When I watched the video I thought of some hourly data I've worked on before, which has a variation within the week, between different weeks and between different years. It would be interesting to have a good measure of how much of the total variation each part contributes.

I did a quick test in Excel to see if I could figure it out, but I couldn't quite get the sums to work out som that the sum of the parts was equal to the total. Does anyone know if it's possible to do in a similar manner to what the video describes?
(1 vote)
• This video is about Analysis of Variance (ANOVA), or more specifically, One-Factor ANOVA. In this setting, we are thinking about two variables:

1. Something that we are measuring, like height, weight, MPG of an automobile, etc. These result in the 9 numbers that Sal was working with in this video.
2. A "factor", which is a variable comprising two or more groups. For example, say we want to compare the average MPG of an automobile, and we are looking at several groups: Sedans, Minivans, and SUVs/Trucks. This would be the three groups / columns that Sal had, group 1, 2, and 3 (or Green, Purple, Pink, if you prefer).

It is absolutely possible to add a second factor (i.e. another set of groups) into the analysis. For instance, say we think that in addition to differences in MPG between car types, we think there may also be differences between Asian, American, and European cars in terms of MPG. We could build that into the model as well, and it would be called "Two-factor ANOVA". We can extend this as much as we needed, though the more factors that we add, the more complicated it will be to actually understand the results.

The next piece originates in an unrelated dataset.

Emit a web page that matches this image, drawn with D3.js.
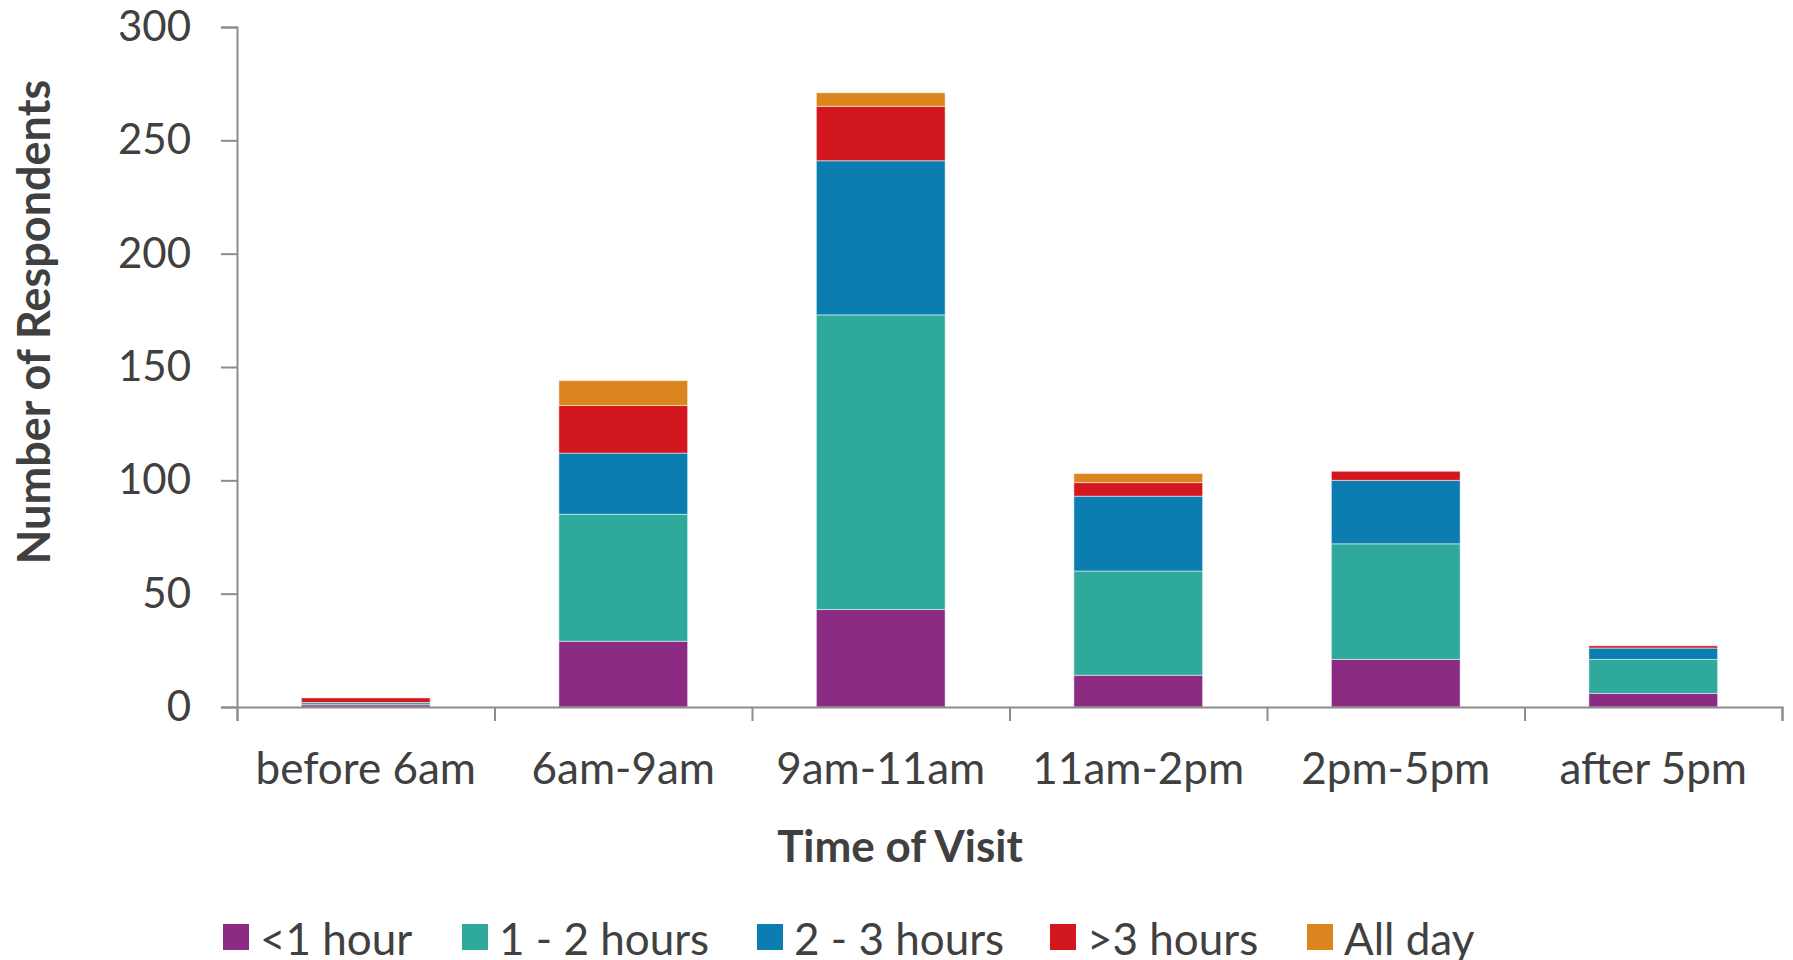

That being said, your brief description would not be able to get dressed by having several factors. Since your factors are overlapping time periods (within week, between week, between years), the groups are not what we call independent. One problem is this: A collection of weeks belongs to a certain year. Say year A was during a recession, and year B was not. Then year B will look better, but so will all of the weeks associated with year B. The weeks are what we call "nested" within the years. Different weeks "belong" to specific years.